> [GIVEN PROBLEM]: Only the lines from the one containing "Generate a Python" through the one containing "return cx +" are to be copied, exactly and with both ends kept.

─── MATERIAL PROVIDED

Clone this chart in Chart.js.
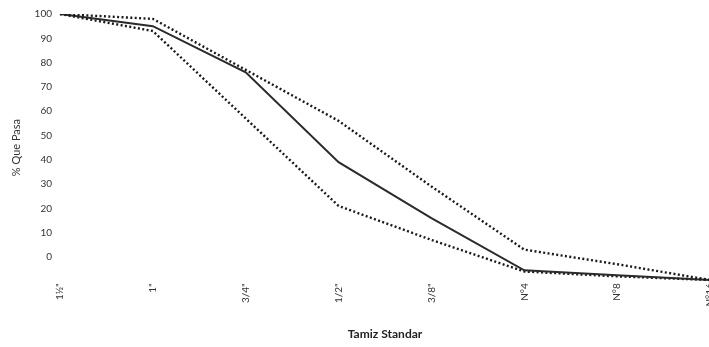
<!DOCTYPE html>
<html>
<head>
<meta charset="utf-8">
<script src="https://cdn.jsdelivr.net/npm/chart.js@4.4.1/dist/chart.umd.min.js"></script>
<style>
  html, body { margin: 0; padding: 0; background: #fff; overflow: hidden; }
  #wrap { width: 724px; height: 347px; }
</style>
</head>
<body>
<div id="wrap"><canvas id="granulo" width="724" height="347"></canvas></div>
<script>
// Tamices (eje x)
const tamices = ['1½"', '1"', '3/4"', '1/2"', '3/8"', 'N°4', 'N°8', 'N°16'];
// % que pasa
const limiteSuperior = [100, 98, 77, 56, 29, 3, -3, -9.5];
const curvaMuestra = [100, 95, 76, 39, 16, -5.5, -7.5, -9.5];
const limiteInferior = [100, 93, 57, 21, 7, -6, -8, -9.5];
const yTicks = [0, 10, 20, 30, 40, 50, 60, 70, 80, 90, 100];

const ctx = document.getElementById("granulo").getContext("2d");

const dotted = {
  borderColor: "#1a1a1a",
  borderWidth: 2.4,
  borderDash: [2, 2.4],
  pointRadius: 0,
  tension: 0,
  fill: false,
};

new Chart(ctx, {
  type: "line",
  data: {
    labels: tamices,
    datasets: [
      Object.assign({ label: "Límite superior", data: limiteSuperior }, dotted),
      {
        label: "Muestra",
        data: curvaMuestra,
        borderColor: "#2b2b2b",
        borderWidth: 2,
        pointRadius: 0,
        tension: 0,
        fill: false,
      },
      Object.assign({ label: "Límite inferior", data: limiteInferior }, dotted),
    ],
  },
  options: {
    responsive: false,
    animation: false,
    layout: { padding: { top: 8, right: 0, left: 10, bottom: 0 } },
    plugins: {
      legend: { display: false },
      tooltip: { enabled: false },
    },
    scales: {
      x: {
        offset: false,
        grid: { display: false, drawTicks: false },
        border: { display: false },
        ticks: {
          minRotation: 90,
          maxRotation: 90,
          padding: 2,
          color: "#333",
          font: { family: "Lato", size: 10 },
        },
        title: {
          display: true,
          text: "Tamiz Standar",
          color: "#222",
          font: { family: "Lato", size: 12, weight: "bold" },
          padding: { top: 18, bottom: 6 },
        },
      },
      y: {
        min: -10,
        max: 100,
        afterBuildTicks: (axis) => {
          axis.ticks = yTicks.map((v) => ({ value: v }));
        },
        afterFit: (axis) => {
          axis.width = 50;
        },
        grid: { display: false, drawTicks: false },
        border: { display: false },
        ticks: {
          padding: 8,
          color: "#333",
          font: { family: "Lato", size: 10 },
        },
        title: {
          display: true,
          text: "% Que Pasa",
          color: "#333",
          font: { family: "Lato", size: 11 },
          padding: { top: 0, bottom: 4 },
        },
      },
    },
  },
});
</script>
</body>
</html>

──────
─── MATERIAL PROVIDED

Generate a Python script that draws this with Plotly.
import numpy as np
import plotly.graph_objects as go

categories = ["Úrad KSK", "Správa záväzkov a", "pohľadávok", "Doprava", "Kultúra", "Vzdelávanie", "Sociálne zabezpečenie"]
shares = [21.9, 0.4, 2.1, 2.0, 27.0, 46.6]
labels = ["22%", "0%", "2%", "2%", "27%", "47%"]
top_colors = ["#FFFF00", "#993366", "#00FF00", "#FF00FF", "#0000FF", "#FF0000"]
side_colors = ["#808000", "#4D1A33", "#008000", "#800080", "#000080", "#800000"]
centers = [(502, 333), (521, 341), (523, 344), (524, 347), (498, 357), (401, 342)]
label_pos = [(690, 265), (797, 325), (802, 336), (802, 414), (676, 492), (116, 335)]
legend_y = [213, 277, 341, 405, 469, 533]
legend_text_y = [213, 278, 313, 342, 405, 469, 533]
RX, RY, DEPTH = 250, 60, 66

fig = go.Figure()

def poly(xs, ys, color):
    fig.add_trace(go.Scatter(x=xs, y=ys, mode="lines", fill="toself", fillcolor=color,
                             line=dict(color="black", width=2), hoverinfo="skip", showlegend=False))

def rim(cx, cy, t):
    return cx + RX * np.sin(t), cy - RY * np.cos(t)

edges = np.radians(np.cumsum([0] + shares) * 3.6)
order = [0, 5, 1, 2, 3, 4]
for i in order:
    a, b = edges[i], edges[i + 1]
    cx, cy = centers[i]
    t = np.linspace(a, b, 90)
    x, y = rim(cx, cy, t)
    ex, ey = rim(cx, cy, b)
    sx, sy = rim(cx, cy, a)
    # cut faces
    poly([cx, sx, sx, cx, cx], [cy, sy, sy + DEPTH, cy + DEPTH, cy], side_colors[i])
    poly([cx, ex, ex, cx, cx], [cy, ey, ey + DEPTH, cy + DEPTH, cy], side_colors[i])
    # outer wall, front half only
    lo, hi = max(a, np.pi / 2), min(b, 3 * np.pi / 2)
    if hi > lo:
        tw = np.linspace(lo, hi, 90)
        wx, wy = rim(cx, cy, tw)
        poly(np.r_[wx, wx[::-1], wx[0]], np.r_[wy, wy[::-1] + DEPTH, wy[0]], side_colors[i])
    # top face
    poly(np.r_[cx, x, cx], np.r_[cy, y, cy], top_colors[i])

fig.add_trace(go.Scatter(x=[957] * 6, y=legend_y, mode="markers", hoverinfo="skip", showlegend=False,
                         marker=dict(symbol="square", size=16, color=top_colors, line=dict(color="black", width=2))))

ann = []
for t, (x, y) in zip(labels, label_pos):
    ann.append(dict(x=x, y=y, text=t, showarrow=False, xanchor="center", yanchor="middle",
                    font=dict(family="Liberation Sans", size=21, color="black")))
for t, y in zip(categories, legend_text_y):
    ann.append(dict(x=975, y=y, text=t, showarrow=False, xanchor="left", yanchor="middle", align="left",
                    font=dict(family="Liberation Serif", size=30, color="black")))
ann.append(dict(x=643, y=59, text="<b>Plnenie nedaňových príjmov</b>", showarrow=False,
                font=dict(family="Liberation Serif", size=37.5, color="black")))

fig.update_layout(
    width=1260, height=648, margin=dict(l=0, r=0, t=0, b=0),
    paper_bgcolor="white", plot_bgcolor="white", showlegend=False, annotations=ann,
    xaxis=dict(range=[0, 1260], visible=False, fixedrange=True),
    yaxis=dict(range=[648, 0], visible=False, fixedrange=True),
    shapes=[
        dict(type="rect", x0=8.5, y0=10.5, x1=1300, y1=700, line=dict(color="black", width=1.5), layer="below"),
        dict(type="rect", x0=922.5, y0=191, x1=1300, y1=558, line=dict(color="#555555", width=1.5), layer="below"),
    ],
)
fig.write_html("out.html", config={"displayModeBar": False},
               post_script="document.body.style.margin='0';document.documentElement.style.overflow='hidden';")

──────
─── MATERIAL PROVIDED

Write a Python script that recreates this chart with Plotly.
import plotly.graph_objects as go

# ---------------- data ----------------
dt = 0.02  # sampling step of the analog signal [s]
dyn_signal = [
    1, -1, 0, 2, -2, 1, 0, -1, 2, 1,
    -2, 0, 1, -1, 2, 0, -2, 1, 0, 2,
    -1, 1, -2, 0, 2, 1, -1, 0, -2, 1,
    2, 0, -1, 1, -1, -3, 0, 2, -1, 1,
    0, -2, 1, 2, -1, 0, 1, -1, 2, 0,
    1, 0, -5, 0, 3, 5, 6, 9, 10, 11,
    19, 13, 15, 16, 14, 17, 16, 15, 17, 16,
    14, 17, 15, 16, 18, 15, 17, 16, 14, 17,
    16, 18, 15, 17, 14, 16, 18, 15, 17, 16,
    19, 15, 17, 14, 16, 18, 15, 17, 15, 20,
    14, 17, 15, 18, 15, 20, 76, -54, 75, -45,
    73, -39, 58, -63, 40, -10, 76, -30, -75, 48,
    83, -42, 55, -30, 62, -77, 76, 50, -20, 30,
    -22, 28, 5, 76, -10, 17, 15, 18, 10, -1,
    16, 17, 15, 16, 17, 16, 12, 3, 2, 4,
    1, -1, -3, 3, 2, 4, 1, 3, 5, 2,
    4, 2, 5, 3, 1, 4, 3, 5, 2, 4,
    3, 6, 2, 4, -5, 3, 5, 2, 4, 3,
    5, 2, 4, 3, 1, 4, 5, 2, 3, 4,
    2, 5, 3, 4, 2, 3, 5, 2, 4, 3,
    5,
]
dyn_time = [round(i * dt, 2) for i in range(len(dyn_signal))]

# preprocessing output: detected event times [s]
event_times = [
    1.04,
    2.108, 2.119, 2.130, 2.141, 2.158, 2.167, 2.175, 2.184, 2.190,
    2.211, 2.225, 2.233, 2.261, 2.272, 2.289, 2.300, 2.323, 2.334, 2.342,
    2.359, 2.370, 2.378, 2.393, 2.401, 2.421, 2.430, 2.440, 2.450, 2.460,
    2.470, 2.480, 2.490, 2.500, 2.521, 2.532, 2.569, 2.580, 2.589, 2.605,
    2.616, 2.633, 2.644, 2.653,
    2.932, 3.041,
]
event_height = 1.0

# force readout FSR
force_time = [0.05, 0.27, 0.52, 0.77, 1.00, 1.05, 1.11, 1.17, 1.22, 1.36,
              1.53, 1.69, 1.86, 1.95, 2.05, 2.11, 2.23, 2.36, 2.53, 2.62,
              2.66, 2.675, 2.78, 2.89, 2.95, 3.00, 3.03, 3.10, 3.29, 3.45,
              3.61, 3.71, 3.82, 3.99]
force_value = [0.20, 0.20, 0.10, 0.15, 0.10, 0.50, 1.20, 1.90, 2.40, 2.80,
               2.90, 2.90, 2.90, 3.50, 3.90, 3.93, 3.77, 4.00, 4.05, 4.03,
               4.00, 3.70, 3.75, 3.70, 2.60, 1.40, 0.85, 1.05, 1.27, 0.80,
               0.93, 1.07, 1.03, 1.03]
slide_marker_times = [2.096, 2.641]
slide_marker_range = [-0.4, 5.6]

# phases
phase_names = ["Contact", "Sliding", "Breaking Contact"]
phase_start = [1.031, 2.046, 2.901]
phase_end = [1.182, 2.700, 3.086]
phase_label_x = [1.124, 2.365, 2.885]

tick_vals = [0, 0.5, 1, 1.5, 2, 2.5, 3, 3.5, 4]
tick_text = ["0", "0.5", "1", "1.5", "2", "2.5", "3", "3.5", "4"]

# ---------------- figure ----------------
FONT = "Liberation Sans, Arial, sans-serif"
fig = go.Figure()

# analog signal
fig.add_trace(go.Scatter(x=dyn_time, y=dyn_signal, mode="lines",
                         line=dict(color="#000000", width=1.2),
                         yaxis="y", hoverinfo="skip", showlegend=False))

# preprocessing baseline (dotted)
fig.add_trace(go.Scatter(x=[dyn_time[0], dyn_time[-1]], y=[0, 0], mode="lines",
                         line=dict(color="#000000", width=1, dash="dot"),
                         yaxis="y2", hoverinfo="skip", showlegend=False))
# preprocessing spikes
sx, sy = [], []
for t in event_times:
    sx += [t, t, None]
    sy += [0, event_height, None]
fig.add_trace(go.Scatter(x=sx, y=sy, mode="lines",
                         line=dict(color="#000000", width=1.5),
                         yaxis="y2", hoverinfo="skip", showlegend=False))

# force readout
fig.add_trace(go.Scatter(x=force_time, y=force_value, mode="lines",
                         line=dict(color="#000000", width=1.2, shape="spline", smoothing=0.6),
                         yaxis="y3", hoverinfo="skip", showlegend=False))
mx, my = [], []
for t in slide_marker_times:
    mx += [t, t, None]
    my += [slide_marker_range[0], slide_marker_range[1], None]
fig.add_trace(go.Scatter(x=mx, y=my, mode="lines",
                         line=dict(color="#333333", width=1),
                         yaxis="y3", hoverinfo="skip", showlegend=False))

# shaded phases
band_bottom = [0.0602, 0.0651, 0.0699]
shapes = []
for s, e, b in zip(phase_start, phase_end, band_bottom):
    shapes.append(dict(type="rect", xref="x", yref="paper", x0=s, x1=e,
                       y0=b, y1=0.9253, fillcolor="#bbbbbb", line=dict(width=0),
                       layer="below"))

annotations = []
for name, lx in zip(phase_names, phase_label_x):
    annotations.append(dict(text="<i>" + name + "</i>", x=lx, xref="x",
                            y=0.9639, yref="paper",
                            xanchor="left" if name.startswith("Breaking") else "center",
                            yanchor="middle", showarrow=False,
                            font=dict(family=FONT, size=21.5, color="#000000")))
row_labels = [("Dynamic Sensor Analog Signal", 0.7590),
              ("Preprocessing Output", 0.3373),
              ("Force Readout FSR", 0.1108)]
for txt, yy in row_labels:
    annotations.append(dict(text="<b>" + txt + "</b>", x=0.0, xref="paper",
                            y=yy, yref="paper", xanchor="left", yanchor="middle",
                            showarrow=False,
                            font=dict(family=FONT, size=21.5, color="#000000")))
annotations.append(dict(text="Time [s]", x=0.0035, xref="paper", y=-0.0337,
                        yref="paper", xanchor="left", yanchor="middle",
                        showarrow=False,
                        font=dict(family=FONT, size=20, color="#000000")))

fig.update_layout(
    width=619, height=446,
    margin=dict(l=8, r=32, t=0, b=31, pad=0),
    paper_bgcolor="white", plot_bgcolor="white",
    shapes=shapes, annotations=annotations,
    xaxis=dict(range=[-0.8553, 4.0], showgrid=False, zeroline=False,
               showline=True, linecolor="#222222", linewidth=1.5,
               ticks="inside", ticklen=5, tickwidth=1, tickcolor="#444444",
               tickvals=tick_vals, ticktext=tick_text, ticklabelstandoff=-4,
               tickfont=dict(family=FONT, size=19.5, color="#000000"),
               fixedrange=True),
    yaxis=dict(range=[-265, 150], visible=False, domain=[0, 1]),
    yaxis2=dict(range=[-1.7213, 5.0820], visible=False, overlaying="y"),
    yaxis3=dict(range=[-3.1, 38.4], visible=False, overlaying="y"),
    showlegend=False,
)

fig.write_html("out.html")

──────

> [COMPLETED TASK]:
Generate a Python script that draws this with Plotly.
import numpy as np
import plotly.graph_objects as go

categories = ["Úrad KSK", "Správa záväzkov a", "pohľadávok", "Doprava", "Kultúra", "Vzdelávanie", "Sociálne zabezpečenie"]
shares = [21.9, 0.4, 2.1, 2.0, 27.0, 46.6]
labels = ["22%", "0%", "2%", "2%", "27%", "47%"]
top_colors = ["#FFFF00", "#993366", "#00FF00", "#FF00FF", "#0000FF", "#FF0000"]
side_colors = ["#808000", "#4D1A33", "#008000", "#800080", "#000080", "#800000"]
centers = [(502, 333), (521, 341), (523, 344), (524, 347), (498, 357), (401, 342)]
label_pos = [(690, 265), (797, 325), (802, 336), (802, 414), (676, 492), (116, 335)]
legend_y = [213, 277, 341, 405, 469, 533]
legend_text_y = [213, 278, 313, 342, 405, 469, 533]
RX, RY, DEPTH = 250, 60, 66

fig = go.Figure()

def poly(xs, ys, color):
    fig.add_trace(go.Scatter(x=xs, y=ys, mode="lines", fill="toself", fillcolor=color,
                             line=dict(color="black", width=2), hoverinfo="skip", showlegend=False))

def rim(cx, cy, t):
    return cx + RX * np.sin(t), cy - RY * np.cos(t)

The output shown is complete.